Ese grito sonoro de Juan Pablo II que hizo bailar el agua y dejó inquietos a los mexicanos. ¡La inquietud!, característica de nuestra época atormentada. Experimentamos con ansiedad esta semana sensación de sobresalto; nos percatamos que en torno nuestro todo es inestable, que cada día nos trae una nueva sorpresa y una imposición de adaptación a un mundo diferente. Esto nos sobrecoge. Todas las épocas tuvieron sus penas, sus alegrías y sus congojas, pero en ellos la evolución fue más lenta. Las nuevas ideas, los descubrimientos científicos, las instituciones desconocidas llegaban después de una adaptación lenta y progresiva.
Hoy día, todo sobreviene atropelladamente, sin tiempo para poder elaborar lo acontecido, lo percibido. No se puede vivir como se vivió antaño. No nos atribula que las cosas y los sucesos sean buenos o malos, favorables o adversos, sino el percatarnos que cada vez son más inconsistentes. Que lo importante es la novedad y que vivimos en plena revolución sin darnos cuenta, como inmersos en el ojo del huracán.
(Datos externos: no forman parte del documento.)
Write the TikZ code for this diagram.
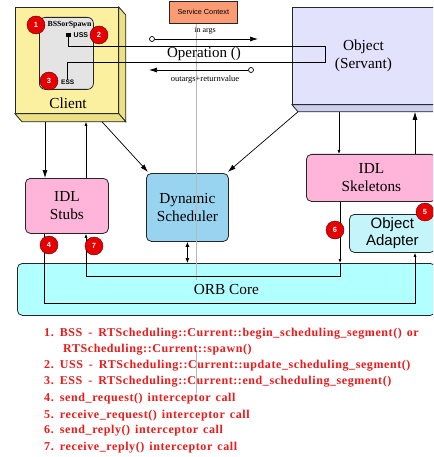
\documentclass[tikz,border=0pt]{standalone}
\usepackage{fontspec}
\setmainfont{Liberation Serif}
\newfontfamily\sansf{Liberation Sans}
\newfontfamily\listf{Liberation Serif}[LetterSpace=4.9]
\usetikzlibrary{arrows.meta,calc}
\definecolor{clientY}{RGB}{250,240,160}
\definecolor{clientS}{RGB}{236,224,135}
\definecolor{objL}{RGB}{226,226,252}
\definecolor{objS}{RGB}{205,205,238}
\definecolor{svcC}{RGB}{250,155,115}
\definecolor{idlpink}{RGB}{255,180,218}
\definecolor{schedB}{RGB}{152,212,240}
\definecolor{adaptC}{RGB}{195,245,250}
\definecolor{orbC}{RGB}{178,255,255}
\definecolor{innerG}{RGB}{228,228,228}
\definecolor{listR}{RGB}{238,25,25}
\definecolor{badgeR}{RGB}{232,0,0}
\newcommand{\wsp}{\hspace{6pt}}
\newcommand{\lsp}{\spaceskip=5pt\relax}
\begin{document}
\begin{tikzpicture}[x=1pt,y=-1pt,
  box/.style={draw=black!85, line width=0.8pt, rounded corners=5pt, anchor=north west, inner sep=0pt, align=center},
  face/.style={draw=black!85, line width=0.8pt},
  lbl/.style={font=\fontsize{15.3}{18}\selectfont, align=center},
  badge/.style={circle, fill=badgeR, draw=red!35!black, line width=0.4pt, minimum size=18pt, inner sep=0pt, text=white, font=\sansf\bfseries\fontsize{7.5}{7.5}\selectfont},
  opencirc/.style={circle, draw=black, fill=white, line width=0.7pt, minimum size=5pt, inner sep=0pt},
  conn/.style={draw=black, line width=0.7pt},
  bigarr/.style={-{Latex[length=8pt,width=5pt]}},
  smallarr/.style={-{Latex[length=4pt,width=3pt]}},
  listline/.style={anchor=base west, inner sep=0pt, text=listR, font=\listf\bfseries\fontsize{12}{14}\selectfont},
]
\clip (0,0) rectangle (433,457);
\fill[white] (0,0) rectangle (433,457);

% ---- Client (3D box)
\node[face, fill=clientY, anchor=north west, minimum width=103pt, minimum height=106pt, inner sep=0pt] (client) at (15,7) {};
\filldraw[face, fill=clientS] (client.north east) -- ++(7,8) -- ($(client.south east)+(7,8)$) -- (client.south east) -- cycle;
\filldraw[face, fill=clientS] (client.south west) -- (client.south east) -- ++(7,8) -- ($(client.south west)+(7,8)$) -- cycle;
\node[box, fill=innerG, minimum width=54pt, minimum height=72pt, rounded corners=6pt] (inner) at (39,17) {};
\node[lbl] (clientlbl) at (68,103) {Client};

% ---- Object (Servant)
\node[face, fill=objL, anchor=north west, minimum width=142pt, minimum height=97pt, inner sep=0pt, lbl] (obj) at (292,7) {Object\\(Servant)};
\filldraw[face, fill=objS] (obj.south west) -- ++(6,7) -- ($(obj.south east)+(6,7)$) -- (obj.south east) -- cycle;

% ---- Service Context
\node[draw=black!85, line width=0.7pt, fill=svcC, anchor=north west, minimum width=68pt, minimum height=22pt, inner sep=0pt, font=\sansf\fontsize{7.3}{8}\selectfont] (svc) at (169,1) {Service Context};

% ---- lower boxes
\node[box, fill=idlpink, minimum width=83pt, minimum height=55pt, lbl] (stubs) at (25,178) {IDL\\Stubs};
\node[box, fill=schedB, minimum width=82pt, minimum height=68pt, lbl] (sched) at (146,173) {Dynamic\\Scheduler};
\node[box, fill=idlpink, minimum width=130pt, minimum height=47pt, lbl] (skel) at (306,154) {IDL\\Skeletons};
\node[box, fill=adaptC, minimum width=86pt, minimum height=38pt, font=\sansf\fontsize{15}{17}\selectfont] (adapt) at (349,214) {Object\\Adapter};
\node[box, fill=orbC, minimum width=418pt, minimum height=52pt, lbl] (orb) at (17,263) {ORB Core};

% ---- grey guide line
\coordinate (g1) at (196,280);
\coordinate (g2) at (196,350);
\coordinate (g3) at (196,393);
\draw[gray!55, line width=0.5pt] (g1 |- svc.south) -- (g1);
\draw[gray!55, line width=0.5pt] (g2) -- (g3);

% ---- operation path and inner labels
\node[fill=black, minimum size=4.5pt, inner sep=0pt] (ussq) at (68.5,35) {};
\node[font=\sansf\bfseries\fontsize{7}{7}\selectfont, anchor=west, inner sep=0pt] (uss) at (73.5,35.5) {USS};
\node[font=\bfseries\fontsize{7.8}{8}\selectfont, inner sep=0pt] (bss) at (69.5,24.5) {BSSorSpawn};
\node[font=\sansf\bfseries\fontsize{6.5}{7}\selectfont, anchor=west, inner sep=0pt] (ess) at (61,82.5) {ESS};
\coordinate (opR) at (325,46);
\draw[conn] (ussq.south) |- (opR) |- (ess.north |- 0,62) -- (ess.north);
\node[font=\fontsize{15}{18}\selectfont] (op) at (204,54) {Operation ()};

% ---- args arrows
\node[opencirc] (iac) at (152,39) {};
\coordinate (iae) at (258,39);
\draw[conn, bigarr] (iac) -- (iae);
\node[font=\fontsize{8}{8}\selectfont, inner sep=0pt] (ial) at (205,31) {in args};
\node[opencirc] (oac) at (251,70) {};
\coordinate (oae) at (149,70);
\draw[conn, bigarr] (oac) -- (oae);
\node[font=\fontsize{8.5}{9}\selectfont, inner sep=0pt] (oal) at (205,79) {outargs+returnvalue};

% ---- connectors
\draw[conn, bigarr] ($(client.south west)+(30,8)$) -- ([xshift=20pt]stubs.north west);
\draw[conn, smallarr] ([xshift=61pt]stubs.north west) -- ($(client.south west)+(71,8)$);
\draw[conn, bigarr] ($(client.south west)+(87,8)$) -- ([shift={(2,-1)}]sched.north west);
\draw[conn, bigarr] ($(obj.south west)+(6,7)$) -- ([shift={(-1,-1)}]sched.north east);
\draw[conn, smallarr] ($(obj.south west)+(47,7)$) -- ([xshift=33pt]skel.north west);
\draw[conn, bigarr] ([xshift=109pt]skel.north west) -- ($(obj.south west)+(123,7)$);
\draw[conn, {Latex[length=5pt,width=4pt]}-{Latex[length=5pt,width=4pt]}] (sched.south) -- (sched.south |- orb.north);

\coordinate (s4) at ([xshift=19pt]stubs.south west);
\coordinate (a5) at ([xshift=66pt]adapt.south west);
\draw[conn, smallarr] (s4) -- (s4 |- 0,303) -| (a5);
\coordinate (k6) at ([xshift=34pt]skel.south west);
\coordinate (s7) at ([xshift=61pt]stubs.south west);
\draw[conn, smallarr] (k6) -- (k6 |- orb.north);
\draw[conn, smallarr] (k6 |- orb.north) -- (k6 |- 0,276) -| (s7);

% ---- badges
\node[badge] (b1) at (36,25) {1};
\node[badge] (b2) at (99,35) {2};
\node[badge] (b3) at (49,81) {3};
\node[badge] (b4) at (49,245) {4};
\node[badge] (b5) at (425,212) {5};
\node[badge] (b6) at (335,230) {6};
\node[badge] (b7) at (94,246) {7};

% ---- legend
\node[listline] (l1) at (44,336.5) {\lsp 1.\wsp BSS\wsp -\wsp RTScheduling::Current::begin\_scheduling\_segment() or};
\node[listline] (l1b) at (63,352.5) {\lsp RTScheduling::Current::spawn()};
\node[listline] (l2) at (44,368.5) {\lsp 2.\wsp USS\wsp -\wsp RTScheduling::Current::update\_scheduling\_segment()};
\node[listline] (l3) at (44,384.5) {\lsp 3.\wsp ESS\wsp -\wsp RTScheduling::Current::end\_scheduling\_segment()};
\node[listline] (l4) at (44,401.5) {\lsp 4. send\_request() interceptor call};
\node[listline] (l5) at (44,418.5) {\lsp 5. receive\_request() interceptor call};
\node[listline] (l6) at (44,433.5) {\lsp 6. send\_reply() interceptor call};
\node[listline] (l7) at (44,450.5) {\lsp 7. receive\_reply() interceptor call};
\end{tikzpicture}
\end{document}
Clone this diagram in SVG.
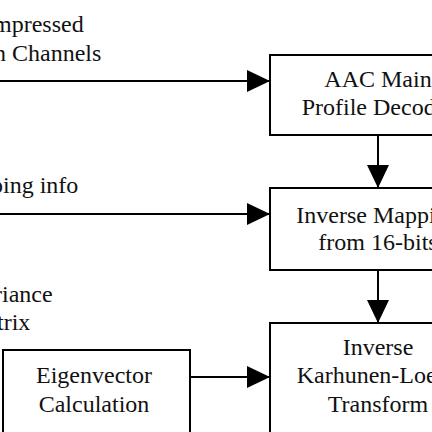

Quisiéramos saber a qué atenemos para reglamentar nuestras vidas, utilizar nuestras aptitudes y acomodarnos al ambiente sin experimentar todos los días los ultrajes del mundo en que nos agitamos.
Pasaríamos gustosos el curso del tiempo para hacer el inventario de nuestros recursos y determinar nuestra posición geométricamente entre los demás hombres. Detener el curso de la vida. Pero no, la vida marcha vertiginosamente y cada día nos trae descubrimientos, perturbaciones y conflictos. ¿No escuchamos en todas partes la frase qué está pasando?, ¿qué paso? El mundo se mueve y nosotros también, y cada vez somos más conscientes de ello.
La obsesividad, la estructuración, el énfasis en la centralidad y la fijeza, base de la filosofía, la política, la ciencia administrativa y la educación están sobrepasados, desbordados. ``Las puertas se salen de sus goznes'', un huracán nos arrastra en la vorágine.
Vivimos más intensamente, más efímeramente. Nadie nos lo dice, pero tenemos la preconsciencia de que estamos realizando un ``algo'' magno, insospechado, trascendental, que no han visto los siglos y que bien vale la pena agitarnos en la inquietud; se rompen reglas, se quebrantan leyes y tradiciones; precipitación en busca de nuevos mundos externos e internos, más allá de la ciencia, la filosofía, la religión, en el intento de sondear el ``misterio''. Deconstrucción de límites y fronteras, descentramiento de la voz y la palabra, emergencia desgarradora del discurso de la escritura interna preconizado por Jacques Derrida; y a flor de piel, en un escenario mundial vertiginoso, el desvalimiento y la incompletud enunciadas por Freud, ambos pensadores denunciando los extraviados cimientos de la cultura ``aferrados a la metafísica de la presencia'', privilegiando la voz y la palabra en detrimento de la escritura, la huella textual, que proviene en cambio de una ausencia. El deseo de presencia es deseo de algo que no está. Ese algo no presencial es la differánce (lo diferente y lo diferido, lo no presente, sin origen, sin centralidad ni fijeza). Y que sólo puede provenir de la escritura, del ``suplemento textual'' que ha sido eliminado del discurso filosófico y cultural de Occidente.
Ante tal estado de cosas el filósofo reflexiona y sondea la oquedad del ensamblaje entre lo público y lo privado, y sentencia: ``La condición del perdón es lo imperdonable, que le antecede y que escapa a todo cálculo''. Y agrega: ``la locura es deseo compulsivo, incontenible, del origen, la imposibilidad de parar hasta no ver su resurrección cumplimentada''.
``El retorno de la religión'', los avances en la medicina y las psicoterapias de toda índole son un intento de regresar a un estado anterior, esta inquietud que se sale de madre y que es de difícil simbolización en un mundo que se mueve a velocidad de cohete teledirigido, sin que podamos percatarnos de ello.
En medio de este clima, el papa Juan Pablo II hizo bailar el agua delante, como lo hacía El Quijote.